2. A Mobile Experience That Couldn’t Be Fixed

Blueprint was not built for the kind of responsive, mobile-first experience that Stencil supports. Elevate Packaging’s mobile performance had fallen behind, and the problem was not limited to design tweaks or page-level adjustments. The limitation was built into the framework, which meant real improvement on mobile required a full migration.

3. Missing Conversion Infrastructure

The Blueprint storefront was missing several of the features that help turn product interest into purchases, including sticky CTAs, soft add-to-cart behavior, better-placed calls to action, and trust signals at the points where buyers tend to hesitate.
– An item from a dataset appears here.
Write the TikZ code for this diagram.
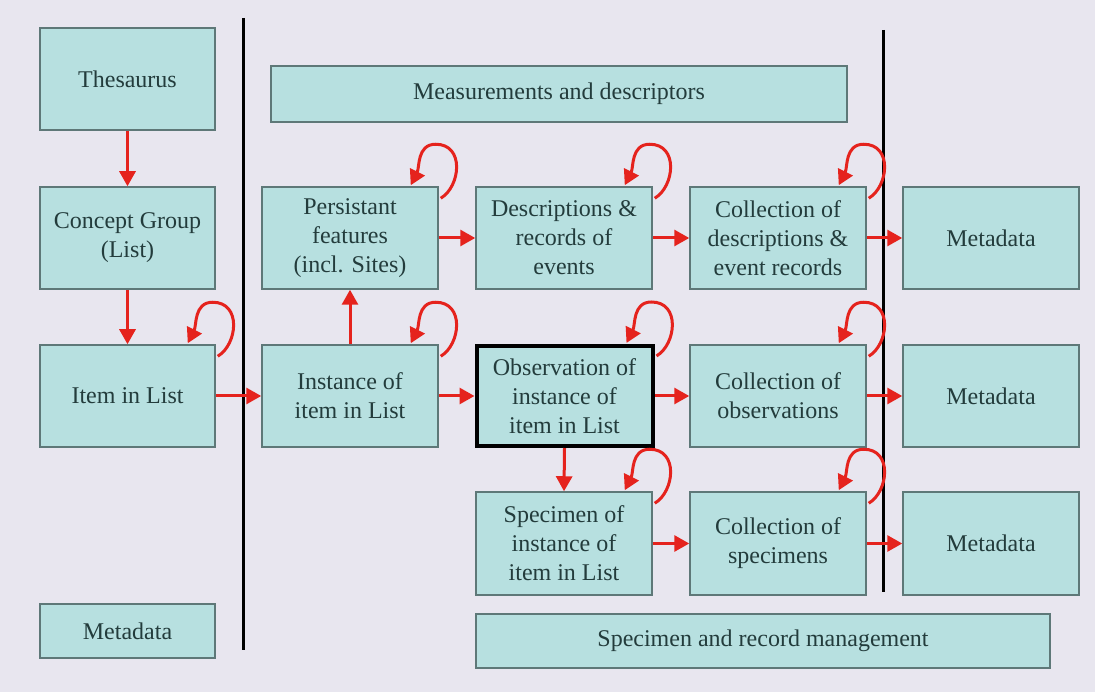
\documentclass[tikz,border=0pt]{standalone}
\usepackage{fontspec}
\setmainfont{Liberation Serif}
\usetikzlibrary{arrows.meta}
\definecolor{bg}{HTML}{E8E6EF}
\definecolor{boxfill}{HTML}{B7E0E0}
\definecolor{boxline}{HTML}{5E7878}
\definecolor{txt}{HTML}{233C3C}
\definecolor{arrred}{HTML}{E5231D}
\newcommand\selfloop[1]{\draw[arr] ([shift={(2,12)}]#1.north east) .. controls +(20,-12) and +(29,0) .. ([shift={(-3,-42)}]#1.north east) .. controls +(-19,0) and +(9,-18) .. ([shift={(-28,-1)}]#1.north east);}
\begin{document}
\begin{tikzpicture}[x=1pt,y=-1pt,
  box/.style={draw=boxline, line width=1.5pt, fill=boxfill, text=txt, align=center,
    font=\fontsize{24}{29}\selectfont, inner sep=0pt},
  arr/.style={draw=arrred, line width=3pt, -{Triangle[length=15pt,width=16pt]}},
  vline/.style={draw=black, line width=3pt}]
\fill[bg] (0,0) rectangle (1095,692);
\useasboundingbox (0,0) rectangle (1095,692);
% left column
\node[box, minimum width=175pt, minimum height=102pt] (thes) at (127.5,79) {Thesaurus};
\node[box, minimum width=175pt, minimum height=102pt] (concept) at (127.5,238) {Concept Group\\(List)};
\node[box, minimum width=175pt, minimum height=102pt] (item) at (127.5,396) {Item in List};
\node[box, minimum width=175pt, minimum height=54pt] (metaL) at (127.5,631) {Metadata};
% top banner
\node[box, minimum width=576pt, minimum height=56pt] (meas) at (559,94) {Measurements and descriptors};
% row 1
\node[box, minimum width=176pt, minimum height=102pt] (pers) at (350,238) {Persistant\\features\\(incl. Sites)};
\node[box, minimum width=176pt, minimum height=102pt] (desc) at (564,238) {Descriptions \&\\records of\\events};
\node[box, minimum width=176pt, minimum height=102pt] (colldesc) at (778,238) {Collection of\\descriptions \&\\event records};
\node[box, minimum width=176pt, minimum height=102pt] (meta1) at (991,238) {Metadata};
% row 2
\node[box, minimum width=176pt, minimum height=102pt] (inst) at (350,396) {Instance of\\item in List};
\node[box, draw=black, line width=4pt, minimum width=176pt, minimum height=100pt] (obs) at (564.5,396) {Observation of\\instance of\\item in List};
\node[box, minimum width=176pt, minimum height=102pt] (collobs) at (778,396) {Collection of\\observations};
\node[box, minimum width=176pt, minimum height=102pt] (meta2) at (991,396) {Metadata};
% row 3
\node[box, minimum width=176pt, minimum height=103pt] (spec) at (564,543.5) {Specimen of\\instance of\\item in List};
\node[box, minimum width=176pt, minimum height=103pt] (collspec) at (778,543.5) {Collection of\\specimens};
\node[box, minimum width=176pt, minimum height=103pt] (meta3) at (991,543.5) {Metadata};
% bottom banner
\node[box, minimum width=574pt, minimum height=54pt] (mgmt) at (763,641) {Specimen and record management};
% vertical separators
\draw[vline] (243,18) -- (243,650);
\draw[vline] (883,30) -- (883,592);
% arrows
\draw[arr] (thes) -- (concept);
\draw[arr] (concept) -- (item);
\draw[arr] (item) -- (inst);
\draw[arr] (inst) -- (pers);
\draw[arr] (pers) -- (desc);
\draw[arr] (desc) -- (colldesc);
\draw[arr] (colldesc) -- (meta1);
\draw[arr] (inst) -- (obs);
\draw[arr] (obs) -- (collobs);
\draw[arr] (collobs) -- (meta2);
\draw[arr] (obs.south) -- (spec.north);
\draw[arr] (spec) -- (collspec);
\draw[arr] (collspec) -- (meta3);
% self loops
\selfloop{item}
\selfloop{pers}
\selfloop{inst}
\selfloop{desc}
\selfloop{colldesc}
\selfloop{obs}
\selfloop{collobs}
\selfloop{spec}
\selfloop{collspec}
\end{tikzpicture}
\end{document}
These elements play a direct role in reducing friction during the purchase journey. Without them, even qualified visitors are more likely to leave without converting.
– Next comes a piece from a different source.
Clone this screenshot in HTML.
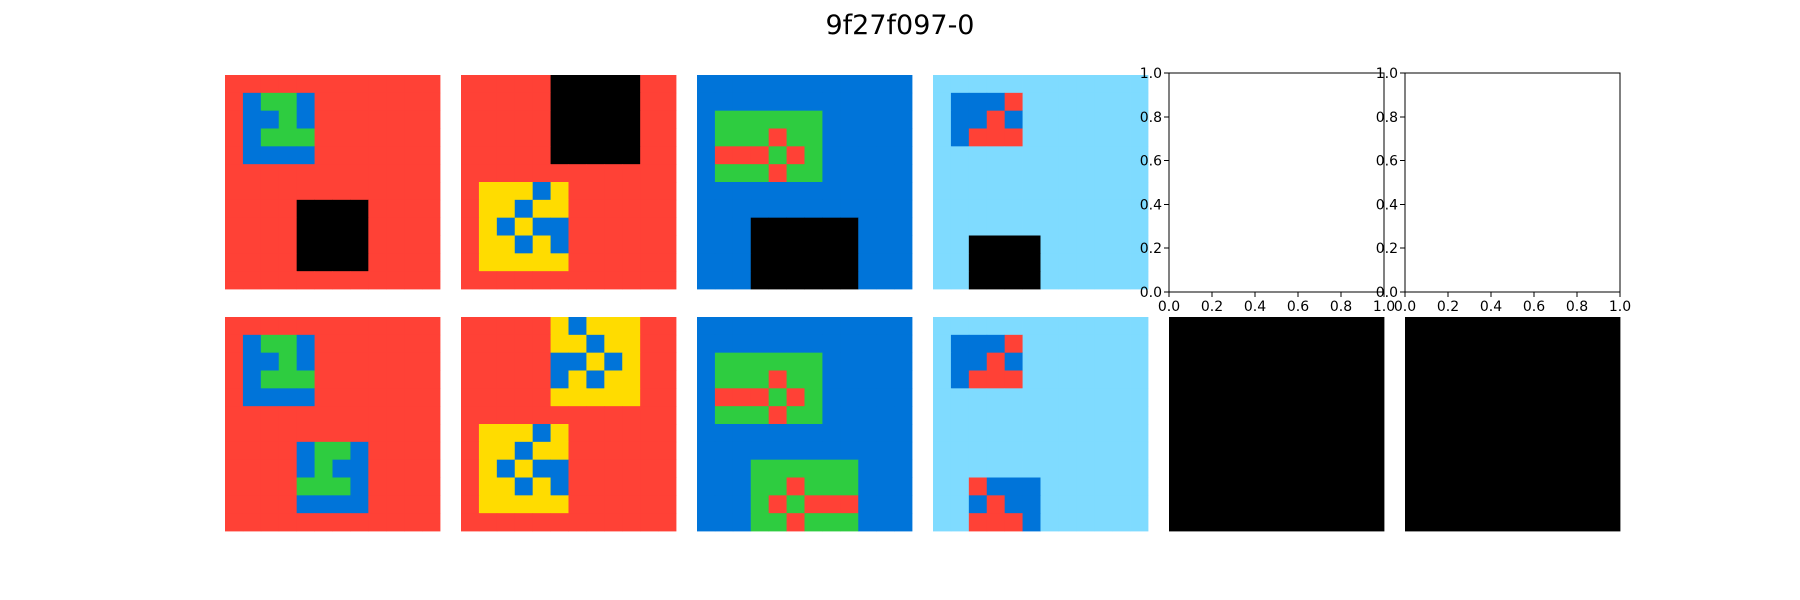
<!DOCTYPE html>
<html><head><meta charset="utf-8"><style>
body{margin:0;background:#fff;width:1800px;height:600px;overflow:hidden}
svg{display:block}
text{font-family:"DejaVu Sans","Liberation Sans",sans-serif}
</style></head><body>
<svg id="chart" width="1800" height="600">
<text x="900" y="34" text-anchor="middle" font-size="27" fill="#000">9f27f097-0</text>
</svg>
<script>
const palette=["#000000","#0074D9","#FF4136","#2ECC40","#FFDC00","#AAAAAA","#F012BE","#FF851B","#7FDBFF","#870C25"];
const inputGrids=[
["222222222222","213312222222","211312222222","213332222222","211112222222","222222222222","222222222222","222200002222","222200002222","222200002222","222200002222","222222222222"],
["222220000022","222220000022","222220000022","222220000022","222220000022","222222222222","244414222222","244144222222","241411222222","244141222222","244444222222","222222222222"],
["111111111111","111111111111","133333311111","133323311111","122232311111","133323311111","111111111111","111111111111","111000000111","111000000111","111000000111","111000000111"],
["888888888888","811128888888","811218888888","812228888888","888888888888","888888888888","888888888888","888888888888","888888888888","880000888888","880000888888","880000888888"]
];
const outputGrids=[
["222222222222","213312222222","211312222222","213332222222","211112222222","222222222222","222222222222","222213312222","222213112222","222233312222","222211112222","222222222222"],
["222224144422","222224414422","222221141422","222221414422","222224444422","222222222222","244414222222","244144222222","241411222222","244141222222","244444222222","222222222222"],
["111111111111","111111111111","133333311111","133323311111","122232311111","133323311111","111111111111","111111111111","111333333111","111332333111","111323222111","111332333111"],
["888888888888","811128888888","811218888888","812228888888","888888888888","888888888888","888888888888","888888888888","888888888888","882111888888","881211888888","882221888888"],
["0"],["0"]
];
const tickLabels=["0.0","0.2","0.4","0.6","0.8","1.0"];
const NS="http://www.w3.org/2000/svg";
const svg=document.getElementById('chart');
const colX=[225,461,697,933,1169,1405];
const W=215,H=214;
function mk(tag,attrs,parent){const e=document.createElementNS(NS,tag);for(const k in attrs)e.setAttribute(k,attrs[k]);(parent||svg).appendChild(e);return e;}
function drawGrid(grid,x0,y0,name){
  const g=mk('g',{});
  
  
  const rows=grid.length,cols=grid[0].length;
  const cw=W/cols,ch=H/rows;
  grid.forEach((row,r)=>{for(let c=0;c<cols;c++){
    const rc=mk('rect',{x:x0+c*cw,y:y0+r*ch,width:cw+0.4,height:ch+0.4,fill:palette[+row[c]]},g);
    
    
  }});
}
inputGrids.forEach((g,i)=>drawGrid(g,colX[i],75,'input-grid-'+(i+1)));
outputGrids.forEach((g,i)=>drawGrid(g,colX[i],317,'output-grid-'+(i+1)));
[4,5].forEach(i=>{
  const x0=colX[i],y0=73,w=215,h=219;
  const ax=mk('g',{'shape-rendering':'crispEdges'});
  
  
  mk('rect',{x:x0,y:y0,width:w,height:h,fill:'none',stroke:'#000','stroke-width':1},ax);
  tickLabels.forEach((t,k)=>{
    const v=+t;
    const tx=x0+v*w, ty=y0+h-v*h;
    mk('line',{x1:tx,y1:y0+h,x2:tx,y2:y0+h+5,stroke:'#000'},ax);
    const xl=mk('text',{x:tx,y:y0+h+19,'text-anchor':'middle','font-size':14},ax);
    xl.textContent=t;
    
    
    mk('line',{x1:x0-5,y1:ty,x2:x0,y2:ty,stroke:'#000'},ax);
    const yl=mk('text',{x:x0-7,y:ty+5,'text-anchor':'end','font-size':14},ax);
    yl.textContent=t;
    
    
  });
});
</script>
</body></html>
4. Visual Upgrade Without a Custom Design Budget

Elevate Packaging needed the storefront to look noticeably better, but without taking on the cost of a fully custom design project. That meant finding a way to work within a pre-built Stencil template while still bringing in the visual cues and styling direction the client wanted, and doing it in a way that felt intentional and consistent with the brand

 

The Strategic Challenge

Migrating to a new theme framework is one thing. Delivering a storefront that actually performs better for buyers is another. The real challenge here was doing both inside the natural boundaries of a pre-built Stencil template, without letting the scope drift into territory that would make the build fragile or hard to maintain after launch.

That required judgment at every step. Template selection mattered more than it might seem on paper, because the right starting point shaped everything that came after: how navigation could be structured, where conversion elements could live, and how close the final result could get to the client’s visual references. Once the foundation was set, the work focused on building conversion improvements into the parts of the storefront where buyers actually make decisions, rather than applying them as a surface layer on top.
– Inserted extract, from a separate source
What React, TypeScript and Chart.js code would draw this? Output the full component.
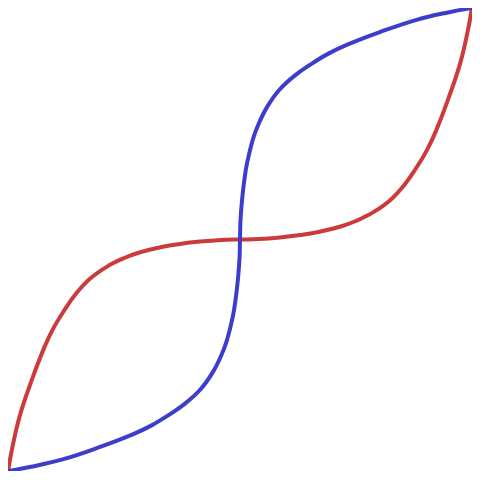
import React, { useEffect, useRef } from "react";
import { Chart, registerables } from "chart.js";

Chart.register(...registerables);

// Red curve, lower-left half; the upper half is its point reflection.
const redXLower = [-1, -0.983, -0.949, -0.895, -0.843, -0.804, -0.76, -0.709, -0.647, -0.573, -0.499, -0.434, -0.333, -0.259, -0.172, -0.08, 0];
const redYLower = [-1, -0.907, -0.761, -0.6, -0.465, -0.383, -0.31, -0.237, -0.17, -0.117, -0.08, -0.056, -0.031, -0.019, -0.009, -0.002, 0];

const RED = "#cc3b3b";
const BLUE = "#3d3dcc";

export default function App() {
  const ref = useRef<HTMLCanvasElement | null>(null);
  useEffect(() => {
    if (!ref.current) return;
    const lower = redXLower.map((x, i) => ({ x, y: redYLower[i] }));
    const upper = lower.slice(0, -1).reverse().map((p) => ({ x: -p.x, y: -p.y }));
    const redData = [...lower, ...upper];
    const blueData = redData.map((p) => ({ x: p.y, y: p.x }));
    const chart = new Chart(ref.current, {
      type: "line",
      data: {
        datasets: [
          {
            label: "blue",
            data: blueData,
            borderColor: BLUE,
            backgroundColor: BLUE,
            borderWidth: 4,
            pointRadius: 0,
            tension: 0.4,
          },
          {
            label: "red",
            data: redData,
            borderColor: RED,
            backgroundColor: RED,
            borderWidth: 4,
            pointRadius: 0,
            tension: 0.4,
          },
        ],
      },
      options: {
        animation: false,
        responsive: false,
        maintainAspectRatio: false,
        layout: { padding: { left: 0, right: 0, top: 0, bottom: 1 } },
        plugins: { legend: { display: false }, tooltip: { enabled: false } },
        scales: {
          x: { type: "linear", min: -1, max: 1, display: false },
          y: { type: "linear", min: -1, max: 1, display: false },
        },
      },
    });
    return () => chart.destroy();
  }, []);
  return (
    <div style={{ width: 464, height: 464 }}>
      <canvas ref={ref} width={464} height={464} style={{ display: "block" }} />
    </div>
  );
}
Working carefully within the Stencil framework was not a limitation on what the project could achieve. It was the reason the finished store would hold up.

The Strategy

Optimum7 handled the upgrade in two connected phases. The first was getting the Stencil foundation right. The second was building conversion improvements into the parts of the storefront that mattered most during the buying process.

 

1. Template Selection and Foundation Architecture

Optimum7 worked with Elevate Packaging to review BigCommerce Stencil themes against the shape of the catalog, the way buyers move through it, and the visual direction the client wanted. Once the right template was selected, the team used it to set the foundation for the rest of the build, including navigation structure, page layout, and global styling settings. All of the work stayed within the native Stencil framework, which helped preserve maintainability, upgrade compatibility, and alignment with BigCommerce standards.

 

2. Navigation and Layout Customization

Navigation was set up around the client’s preferences, which mattered because packaging buyers often search by product type, material, and application. Layout and element placement were then adjusted to reflect the reference sites. Elevate Packaging shared, giving the storefront a more polished and brand-consistent feel without turning the project into a full custom design build.

 

3. Mobile Optimization

Every layout decision was evaluated against mobile performance. Stencil’s responsive architecture made this feasible in a way Blueprint never could. Key pages were built to perform reliably across screen sizes, with visual hierarchy, interaction patterns, and content structure calibrated for buyers who research and evaluate packaging products on mobile devices. Mobile was treated as a primary context throughout the build, with each layout decision made for that environment from the start.

 

4. Conversion Infrastructure

Optimum7 implemented the conversion-focused elements the Blueprint storefront had been missing, strengthening the path from product discovery to purchase without making the experience feel heavier or more complicated.

  • Sticky CTAs and soft add-to-cart functionality that kept purchase actions visible while allowing buyers to continue browsing without interruption

 

  • Primary and secondary calls to action are positioned at key points in the purchase journey where hesitation typically appears

 

  • Trust-building elements, including customer reviews and trust badges, are integrated at critical decision points to reinforce confidence and reduce abandonment

 

 

Results

Key Outcomes

  • BigCommerce Stencil theme selected and implemented, replacing Blueprint with a modern, actively supported framework
  • Navigation was configured to match the client’s preferences, making it easier for buyers to move through Elevate Packaging’s catalog.
  • Layout and visual styling were brought in line with the client’s reference sites, creating a design that felt more consistent with the brand while staying within the Stencil framework.
  • Mobile-optimized experience across all key pages, addressing the core performance gap left by Blueprint
  • Complete conversion stack implemented: sticky CTAs, primary and secondary calls to action, and soft add-to-cart working together across the storefront
  • Trust-building elements integrated at key decision points throughout the buyer journey

Business Impact

Elevate Packaging now operates on a storefront that is better suited to where the business is today and where it plans to go next. Buyers on both desktop and mobile have a clearer path from product discovery to purchase, with fewer points where the experience breaks down or loses momentum. The conversion improvements across the site work together to support that path, helping more qualified visitors stay engaged instead of dropping off. The move to Stencil also gives the business access to ongoing BigCommerce updates, built-in theme controls, and a more practical foundation for future development than Blueprint could offer.

Strategic Outcome

The new storefront gives Elevate Packaging a stronger BigCommerce foundation, built to support how the business sells today and flexible enough to grow with it. Conversion improvements were built into the buying experience from the beginning, so the site is not relying on patchwork fixes or add-ons after the fact. With Stencil in place, the business has room to expand the catalog, run promotions, and introduce new functionality without running into the same structural limits that came with Blueprint.

Optimum7 kept the project focused and delivered a storefront that works better for the business without making the build more complex than it needed to be. The result is a store that Elevate Packaging can actually own going forward, not just launch and hand off to a developer every time something needs to change.